— Work instructions —
Tally every line featuring "LaTeX", then give that tally alone.

— Records for the exercise —

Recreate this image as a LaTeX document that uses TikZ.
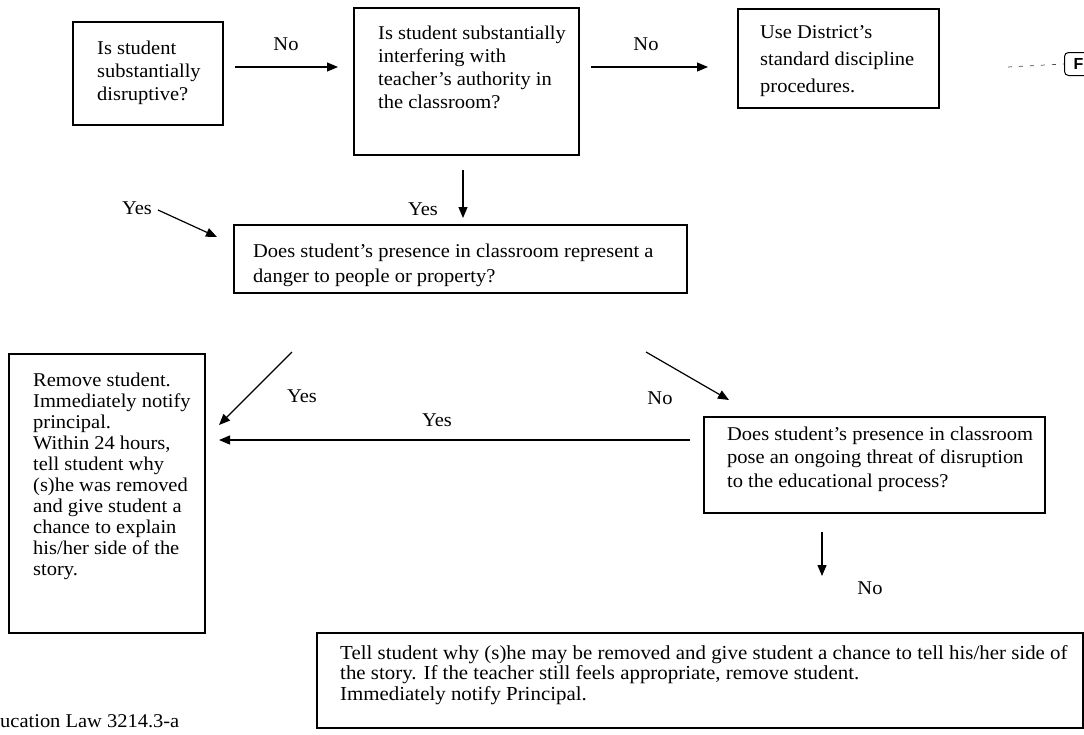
\documentclass[tikz,border=0pt]{standalone}
\usepackage{fontspec}
\setmainfont{Liberation Serif}[FakeStretch=1.05]
\setsansfont{Liberation Sans}
\usetikzlibrary{arrows.meta}
\newcommand{\tfs}[1]{\fontsize{19.5}{#1}\selectfont}
\begin{document}
\begin{tikzpicture}[x=1pt,y=-1pt,
  box/.style={draw, line width=1.5pt, rectangle, anchor=north west, inner sep=0pt},
  txt/.style={anchor=base west, align=left, inner sep=0pt},
  lbl/.style={inner sep=0pt, font=\tfs{23}},
  arr/.style={line width=1.2pt, -{Triangle[length=11pt,width=9pt]}}]
\useasboundingbox (0,0) rectangle (1084,734);
\clip (0,0) rectangle (1084,734);
% boxes
\node[box, minimum width=150pt, minimum height=103pt] (A) at (72,21) {};
\node[box, minimum width=225pt, minimum height=147pt] (B) at (353,7) {};
\node[box, minimum width=201pt, minimum height=99pt] (C) at (737,8) {};
\node[box, minimum width=453pt, minimum height=68pt] (D) at (233,224) {};
\node[box, minimum width=196pt, minimum height=279pt] (E) at (8,353) {};
\node[box, minimum width=341pt, minimum height=96pt] (F) at (703,416) {};
\node[box, minimum width=766pt, minimum height=95pt] (G) at (316,632) {};
% texts (base anchor = baseline of the last line)
\node[txt, font=\tfs{23}] (At) at (97,100) {Is student\\substantially\\disruptive?};
\node[txt, font=\tfs{22.7}] (Bt) at (378,108) {Is student substantially\\interfering with\\teacher's authority in\\the classroom?};
\node[txt, font=\tfs{27}] (Ct) at (760,92) {Use District's\\standard discipline\\procedures.};
\node[txt, font=\tfs{25}] (Dt) at (253,282) {Does student's presence in classroom represent a\\danger to people or property?};
\node[txt, font=\tfs{20.9}] (Et) at (33,575) {Remove student.\\Immediately notify\\principal.\\Within 24 hours,\\tell student why\\(s)he was removed\\and give student a\\chance to explain\\his/her side of the\\story.};
\node[txt, font=\tfs{23.5}] (Ft) at (727,487) {Does student's presence in classroom\\pose an ongoing threat of disruption\\to the educational process?};
\node[txt, font={\fontsize{19.9}{20.3}\selectfont}] (Gt) at (340,700) {Tell student why (s)he may be removed and give student a chance to tell his/her side of\\the story. If the teacher still feels appropriate, remove student.\\Immediately notify Principal.};
\node[txt, font=\tfs{20}] (foot) at (0,727) {ucation Law 3214.3-a};
% partial comment balloon at top right
\node[draw, line width=1pt, rounded corners=4pt, anchor=west, inner xsep=9pt, minimum height=23pt,
      font=\sffamily\bfseries\fontsize{16}{18}\selectfont] (Fb) at (1064,64) {F\hspace{20pt}};
\coordinate (dashs) at (1008,67);
\draw[line width=0.7pt, dash pattern=on 4pt off 7pt, black!70] (dashs) -- (Fb.west);
% arrow end points
\coordinate (a1) at (235,67);  \coordinate (a2) at (338,67);
\coordinate (b1) at (591,67);  \coordinate (b2) at (708,67);
\coordinate (c1) at (463,170); \coordinate (c2) at (463,218);
\coordinate (y1) at (158,210); \coordinate (y2) at (217,237);
\coordinate (d1) at (292,352); \coordinate (d2) at (219,425);
\coordinate (n1) at (646,352); \coordinate (n2) at (729,400);
\coordinate (h1) at (690,440); \coordinate (h2) at (219,440);
\coordinate (f1) at (822,532); \coordinate (f2) at (822,576);
\draw[arr] (a1) -- (a2);
\draw[arr] (b1) -- (b2);
\draw[arr] (c1) -- (c2);
\draw[arr] (y1) -- (y2);
\draw[arr] (d1) -- (d2);
\draw[arr] (n1) -- (n2);
\draw[arr] (h1) -- (h2);
\draw[arr] (f1) -- (f2);
% labels
\node[lbl] (l1) at (286,44) {No};
\node[lbl] (l2) at (646,44) {No};
\node[lbl] (l3) at (423,209) {Yes};
\node[lbl] (l4) at (137,208) {Yes};
\node[lbl] (l5) at (302,396) {Yes};
\node[lbl] (l6) at (660,398) {No};
\node[lbl] (l7) at (437,420) {Yes};
\node[lbl] (l8) at (870,588) {No};
\end{tikzpicture}
\end{document}
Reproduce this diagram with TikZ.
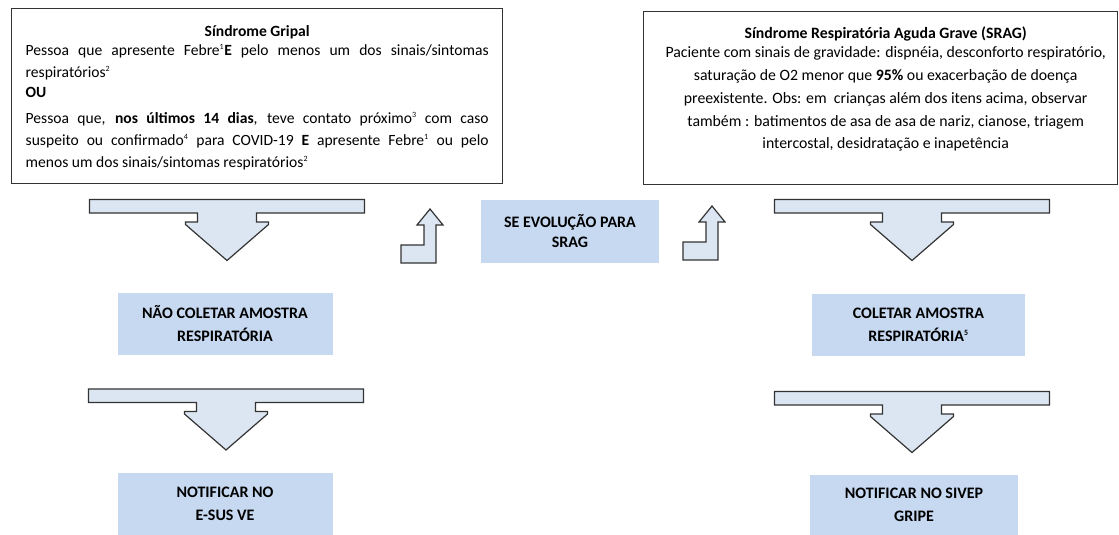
\documentclass[tikz,border=0pt]{standalone}
\usepackage{fontspec}
\setmainfont{Carlito}
\usetikzlibrary{positioning}

\definecolor{boxblue}{HTML}{C6D9F1}
\definecolor{arrowfill}{HTML}{DCE6F2}
\definecolor{linegray}{HTML}{333333}

\newcommand{\expo}[1]{\textsuperscript{\fontsize{8}{8}\selectfont #1}}

\tikzset{
	card/.style={draw=linegray, line width=1.4pt, rectangle, inner sep=0pt},
	cardtext/.style={inner sep=0pt, font=\fontsize{15.6}{22}\selectfont},
	stepbox/.style={fill=boxblue, rectangle, inner sep=0pt, align=center, font=\bfseries\fontsize{16}{23}\selectfont},
	blockarrow/.style={draw=linegray, fill=arrowfill, line width=1.2pt},
	pics/downarrow/.style={code={
		\draw[blockarrow] (-137.5,0) -- (137.5,0) -- (137.5,13.5) -- (29.5,13.5) -- (29.5,22.5) -- (41.5,22.5) -- (41.5,25) -- (0,61) -- (-41.5,25) -- (-41.5,22.5) -- (-29.5,22.5) -- (-29.5,13.5) -- (-137.5,13.5) -- cycle;
	}},
	pics/bentarrow/.style={code={
		\draw[blockarrow] (0,0) -- (35,0) -- (35,-38) -- (42,-38) -- (29,-54) -- (16,-38) -- (23,-38) -- (23,-18) -- (0,-18) -- cycle;
	}},
}

\begin{document}
\begin{tikzpicture}[x=1pt, y=-1pt]
	\useasboundingbox (0,0) rectangle (1119,535);

	\node[card, minimum width=491pt, minimum height=175pt, anchor=north west] (gripal) at (11,8) {};
	\node[cardtext, text width=463pt, align=justify, below=17pt of gripal.north] (gripaltxt) {%
		\makebox[\linewidth]{\bfseries Síndrome Gripal}\\[-3pt]
		Pessoa que apresente Febre\expo{1}\textbf{E} pelo menos um dos sinais/sintomas\linebreak
		respiratórios\expo{2}\\[-2pt]
		\textbf{OU}\\[4pt]
		Pessoa que, \textbf{nos últimos 14 dias}, teve contato próximo\expo{3} com caso\linebreak
		suspeito ou confirmado\expo{4} para COVID-19 \textbf{E} apresente Febre\expo{1} ou pelo\linebreak
		menos um dos sinais/sintomas respiratórios\expo{2}};

	\node[card, minimum width=474pt, minimum height=173pt, anchor=north west] (srag) at (643,11) {};
	\node[cardtext, font=\fontsize{15.8}{22.7}\selectfont, align=center, below=16pt of srag.north, xshift=5pt] (sragtxt) {%
		\textbf{Síndrome Respiratória Aguda Grave (SRAG)}\\[-3.7pt]
		Paciente com sinais de gravidade: dispnéia, desconforto respiratório,\\
		saturação de O2 menor que \textbf{95\%} ou exacerbação de doença\\
		preexistente. Obs: em\ \ crianças além dos itens acima, observar\\
		também : batimentos de asa de asa de nariz, cianose, triagem\\
		intercostal, desidratação e inapetência};

	\pic at (227,199.5) {downarrow};
	\pic at (912,199.5) {downarrow};
	\pic at (226,389) {downarrow};
	\pic at (912,391.5) {downarrow};

	\pic at (401,263) {bentarrow};
	\pic at (683,260) {bentarrow};

	\node[stepbox, minimum width=178pt, minimum height=63pt, font=\bfseries\fontsize{16}{20}\selectfont] (evolucao) at (570,231.5) {SE EVOLUÇÃO PARA\\SRAG};

	\node[stepbox, minimum width=215pt, minimum height=62pt] (naocoletar) at (225,324) {NÃO COLETAR AMOSTRA\\RESPIRATÓRIA};
	\node[stepbox, minimum width=213pt, minimum height=62pt] (coletar) at (918.5,325) {COLETAR AMOSTRA\\RESPIRATÓRIA\expo{5}};

	\node[stepbox, minimum width=215pt, minimum height=62pt] (esus) at (225,504) {NOTIFICAR NO\\E-SUS VE};
	\node[stepbox, minimum width=208pt, minimum height=60pt] (sivep) at (914,505) {NOTIFICAR NO SIVEP\\GRIPE};
\end{tikzpicture}
\end{document}
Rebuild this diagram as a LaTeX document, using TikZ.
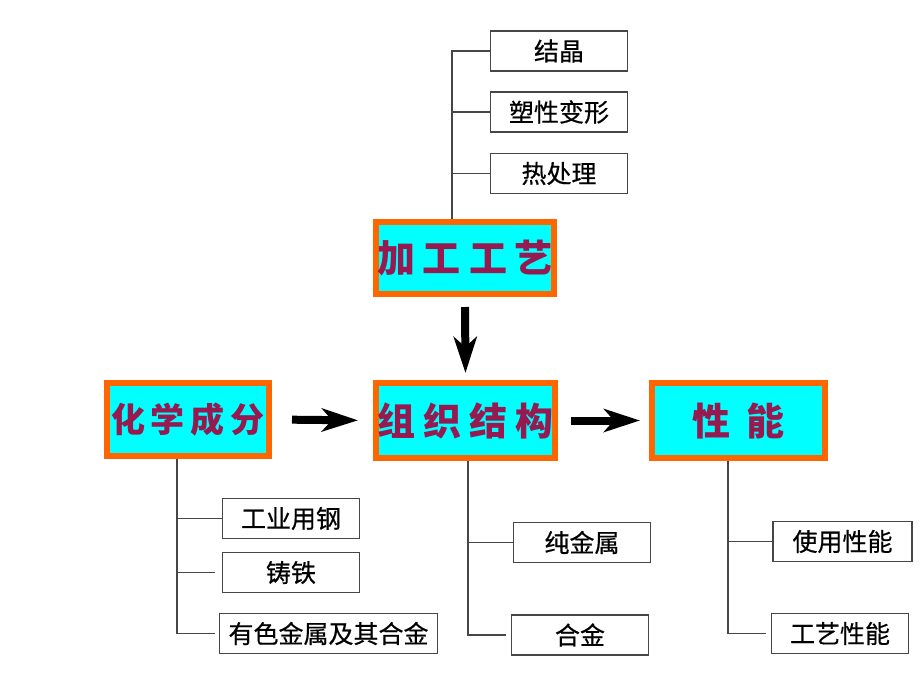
\documentclass[tikz,border=0pt]{standalone}
\usepackage{fontspec}
\usetikzlibrary{arrows.meta}
\newfontfamily\cjk{Noto Sans CJK SC}
\newfontfamily\cjksub[FakeBold=0.5]{Noto Sans CJK SC}
\definecolor{boxorange}{RGB}{255,102,0}
\definecolor{boxcyan}{RGB}{0,255,255}
\definecolor{titlered}{RGB}{150,25,80}
\definecolor{thinline}{RGB}{70,70,70}
\tikzset{
  mainbox/.style={draw=boxorange, fill=boxcyan, line width=6pt, inner sep=0pt, outer sep=3pt,
    minimum height=73pt, text=titlered, font=\cjk\bfseries\fontsize{38}{40}\selectfont},
  subbox/.style={draw=thinline, line width=1.4pt, inner sep=0pt, outer sep=0.7pt,
    minimum width=137pt, minimum height=40pt, font=\cjksub\fontsize{25}{27}\selectfont},
  conn/.style={draw=thinline, line width=1.2pt},
  bigarrow/.style={line width=8pt, -{Stealth[length=36pt,width=23pt,inset=10pt]}},
}
\begin{document}
\begin{tikzpicture}[x=1pt,y=-1pt]
\useasboundingbox (0,0) rectangle (920,690);
\fill[white] (0,0) rectangle (920,690);
% main boxes
\node[mainbox, minimum width=178pt, minimum height=72pt] (jg) at (465,258) {加\hspace{8pt}工\hspace{8pt}工\hspace{8pt}艺};
\node[mainbox, minimum width=179pt, minimum height=75pt] (zz) at (465.5,420.5) {组\hspace{8pt}织\hspace{8pt}结\hspace{8pt}构};
\node[mainbox, minimum width=162pt, minimum height=73pt, font=\cjk\bfseries\fontsize{34}{36}\selectfont] (hx) at (188,419.5) {化\hspace{6pt}学\hspace{6pt}成\hspace{6pt}分};
\node[mainbox, minimum width=173pt, minimum height=75pt] (xn) at (738.5,420.5) {性\hspace{16pt}能};
% sub boxes
\node[subbox] (jj) at (559,51) {结晶};
\node[subbox] (sx) at (559,112) {塑性变形};
\node[subbox] (rcl) at (559,173.5) {热处理};
\node[subbox] (gy) at (291,518.5) {工业用钢};
\node[subbox] (zt) at (291,572.5) {铸铁};
\node[subbox, minimum width=218pt] (ys) at (328.5,633.5) {有色金属及其合金};
\node[subbox] (cj) at (582,542.5) {纯金属};
\node[subbox] (hj) at (580,635) {合金};
\node[subbox, minimum width=139pt] (sy) at (842.5,541.5) {使用性能};
\node[subbox] (gyx) at (840,633.5) {工艺性能};
% trunk coordinates
\coordinate (tt) at (452,0);
\coordinate (tl) at (177,0);
\coordinate (tm) at (468,0);
\coordinate (tr) at (728,0);
% top tree
\draw[conn] (tt |- jg.north) |- (jj.west);
\draw[conn] (tt |- sx.west) -- (sx.west);
\draw[conn] (tt |- rcl.west) -- (rcl.west);
% left tree
\draw[conn] (tl |- hx.south) |- ([xshift=-4pt]ys.west);
\draw[conn] (tl |- gy.west) -- (gy.west);
\draw[conn] (tl |- zt.west) -- ([xshift=-7pt]zt.west);
% middle tree
\draw[conn] (tm |- zz.south) |- ([xshift=-5pt]hj.west);
\draw[conn] (tm |- cj.west) -- (cj.west);
% right tree
\draw[conn] (tr |- xn.south) |- ([xshift=-5pt]gyx.west);
\draw[conn] (tr |- sy.west) -- (sy.west);
% big arrows
\draw[bigarrow, shorten <=10pt, shorten >=7pt] (jg.south) -- (zz.north);
\draw[bigarrow, shorten <=20pt, shorten >=15pt] (hx.east) -- (zz.west);
\draw[bigarrow, shorten <=13pt, shorten >=9pt] (zz.east) -- (xn.west);
\end{tikzpicture}
\end{document}
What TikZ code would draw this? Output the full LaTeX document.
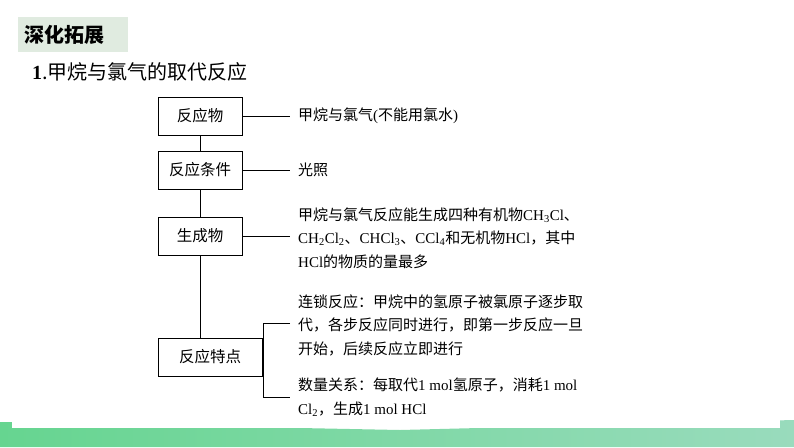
\documentclass[tikz,border=0pt]{standalone}
\usepackage{fontspec}
\setmainfont{Noto Sans CJK SC}
\newfontfamily\lat{Liberation Serif}
\newcommand{\sbs}[1]{\textsubscript{#1}}
\begin{document}
\begin{tikzpicture}[x=1pt,y=-1pt,
  box/.style={draw,line width=0.8pt,minimum height=38pt,font=\fontsize{15.5}{18}\selectfont,inner sep=0pt},
  txt/.style={anchor=west,font=\fontsize{15}{23.5}\selectfont,align=left,inner sep=0pt},
  ln/.style={line width=0.8pt}]
\useasboundingbox (0,0) rectangle (794,447);
\fill[white] (0,0) rectangle (794,447);
\shade[left color=green!45!teal!60, right color=green!30!teal!40] (0,422) -- (400,430) -- (794,420) -- (794,447) -- (0,447) -- cycle;
\fill[white] (12,416) rectangle (780,428);
\fill[green!20!gray!20] (18,17) rectangle (128,52);
\node[anchor=west,font=\fontsize{20}{20}\selectfont\bfseries,inner sep=0pt] (t1) at (24,35) {深化拓展};
\node[anchor=west,font=\fontsize{20}{20}\selectfont,inner sep=0pt] (t2) at (32,72) {{\lat\bfseries 1}.甲烷与氯气的取代反应};
\node[box,minimum width=84pt] (b1) at (200,116) {反应物};
\node[box,minimum width=84pt] (b2) at (200,170) {反应条件};
\node[box,minimum width=84pt] (b3) at (200,236) {生成物};
\node[box,minimum width=104pt] (b4) at (210,357) {反应特点};
\draw[ln] (b1) -- (b2); \draw[ln] (b2) -- (b3); \draw[ln] (b3.south) -- (b3.south |- b4.north);
\node[txt] (x1) at (298,116) {甲烷与氯气{\lat(}不能用氯水{\lat)}};
\node[txt] (x2) at (298,170) {光照};
\node[txt] (x3) at (298,238) {甲烷与氯气反应能生成四种有机物{\lat CH\sbs{3}Cl}、\\{\lat CH\sbs{2}Cl\sbs{2}}、{\lat CHCl\sbs{3}}、{\lat CCl\sbs{4}}和无机物{\lat HCl}，其中\\{\lat HCl}的物质的量最多};
\node[txt] (x4) at (298,325) {连锁反应：甲烷中的氢原子被氯原子逐步取\\代，各步反应同时进行，即第一步反应一旦\\开始，后续反应立即进行};
\node[txt] (x5) at (298,397) {数量关系：每取代{\lat 1 mol}氢原子，消耗{\lat 1 mol}\\{\lat Cl\sbs{2}}，生成{\lat 1 mol HCl}};
\coordinate (e1) at (290,116); \coordinate (e2) at (290,170); \coordinate (e3) at (290,236);
\draw[ln] (b1.east) -- (e1); \draw[ln] (b2.east) -- (e2); \draw[ln] (b3.east) -- (e3);
\coordinate (u) at (290,323); \coordinate (d) at (290,397);
\draw[ln] (u) -- (263,323) -- (263,397) -- (d);
\end{tikzpicture}
\end{document}
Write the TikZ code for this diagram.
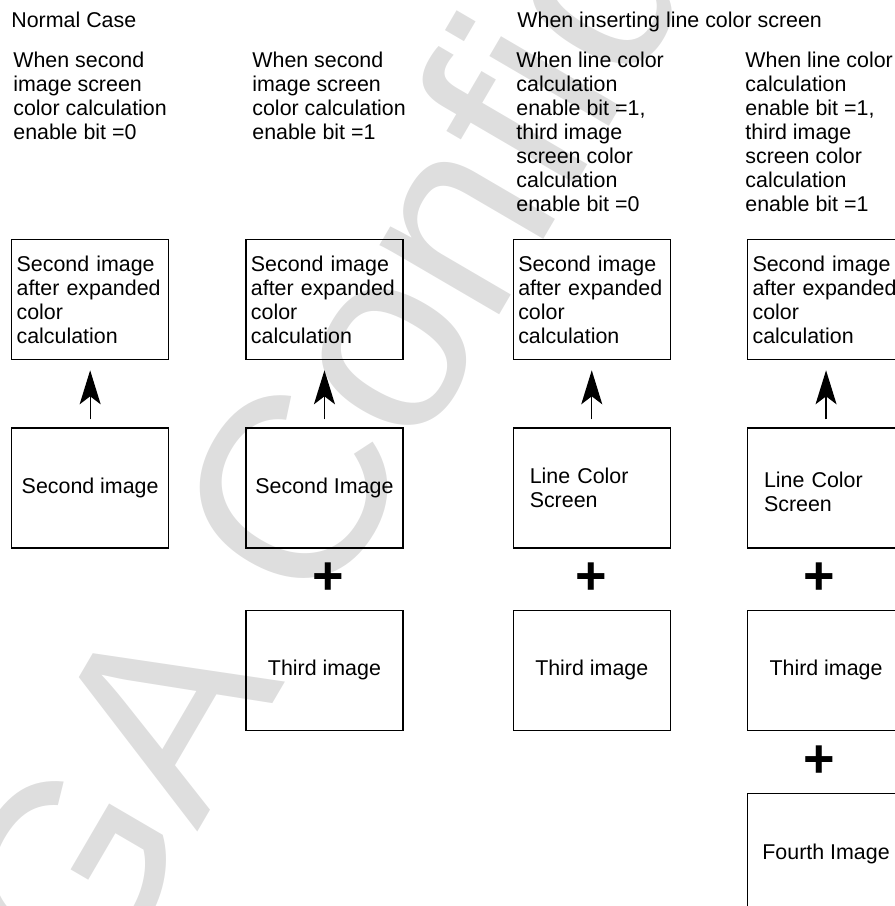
\documentclass[tikz,border=0pt]{standalone}
\usepackage{fontspec}
\setmainfont{Liberation Sans}
\usetikzlibrary{arrows.meta,calc,positioning}
\definecolor{watermarkgray}{rgb}{0.87,0.87,0.87}
\newcommand{\txtfont}{\fontsize{10.7}{12}\selectfont}
\tikzset{
  heading/.style={
    anchor=base west,
    inner sep=0pt,
    font=\txtfont
  },
  condition/.style={
    anchor=north west,
    inner sep=0pt,
    align=left,
    font=\txtfont
  },
  result/.style={
    draw,
    line width=.65pt,
    text width=73.5pt,
    minimum height=60pt,
    inner xsep=2.5pt,
    align=left,
    font=\txtfont
  },
  screen/.style={
    draw,
    line width=.65pt,
    minimum width=78.5pt,
    minimum height=60pt,
    align=center,
    font=\txtfont
  },
  plussign/.style={
    inner sep=0pt,
    font=\fontsize{27}{27}\selectfont\bfseries
  },
  watermark/.style={
    anchor=base west,
    inner sep=0pt,
    text=watermarkgray,
    font=\fontsize{131}{131}\selectfont
  },
  arrow/.style={
    -{Stealth[length=17pt,width=10.5pt,inset=4pt]},
    line width=.65pt,
    shorten <=4pt,
    shorten >=5pt
  }
}

\begin{document}
\begin{tikzpicture}[x=.5pt,y=-.5pt]
\useasboundingbox (0,0) rectangle (895,906);
\begin{scope}
\clip (0,0) rectangle (895,906);
\node[watermark,rotate=59.7] (wm) at (94,1009) {GA Confide};
\end{scope}
\node[heading] (normal) at (11,27) {Normal Case};
\node[heading] (inserting) at (517,27) {When inserting line color screen};
\node[condition] (c1) at (13,51.5) {When second\\image screen\\color calculation\\enable bit =0};
\node[condition] (c2) at (252,51.5) {When second\\image screen\\color calculation\\enable bit =1};
\node[condition] (c3) at (516,51.5) {When line color\\calculation\\enable bit =1,\\third image\\screen color\\calculation\\enable bit =0};
\node[condition] (c4) at (745,51.5) {When line color\\calculation\\enable bit =1,\\third image\\screen color\\calculation\\enable bit =1};
\node[result,anchor=north west] (res1) at (11,239) {Second image\\after expanded\\color\\calculation};
\node[result,right=38pt of res1] (res2) {Second image\\after expanded\\color\\calculation};
\node[result,right=54.5pt of res2] (res3) {Second image\\after expanded\\color\\calculation};
\node[result,right=38pt of res3] (res4) {Second image\\after expanded\\color\\calculation};
\node[screen,below=33.5pt of res1] (in1) {Second image};
\node[screen,below=33.5pt of res2] (in2) {Second Image};
\node[screen,below=33.5pt of res3,text width=62pt,align=left] (in3) {Line Color\\Screen};
\node[screen,below=33.5pt of res4,text width=62pt,align=left] (in4) {\rule{0pt}{12pt}Line Color\\Screen};
\node[screen,below=30.5pt of in2] (th2) {Third image};
\node[screen,below=30.5pt of in3] (th3) {Third image};
\node[screen,below=30.5pt of in4] (th4) {Third image};
\node[screen,below=31pt of th4] (fo4) {Fourth Image};
\node[plussign,xshift=2pt] (p2) at ($(in2.south)!.5!(th2.north)$) {+};
\node[plussign] (p3) at ($(in3.south)!.5!(th3.north)$) {+};
\node[plussign,xshift=-3.5pt] (p4) at ($(in4.south)!.5!(th4.north)$) {+};
\node[plussign,xshift=-3.5pt] (p5) at ($(th4.south)!.5!(fo4.north)$) {+};
\draw[arrow] (in1) -- (res1);
\draw[arrow] (in2) -- (res2);
\draw[arrow] (in3) -- (res3);
\draw[arrow] (in4) -- (res4);
\end{tikzpicture}
\end{document}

— Written solution —
3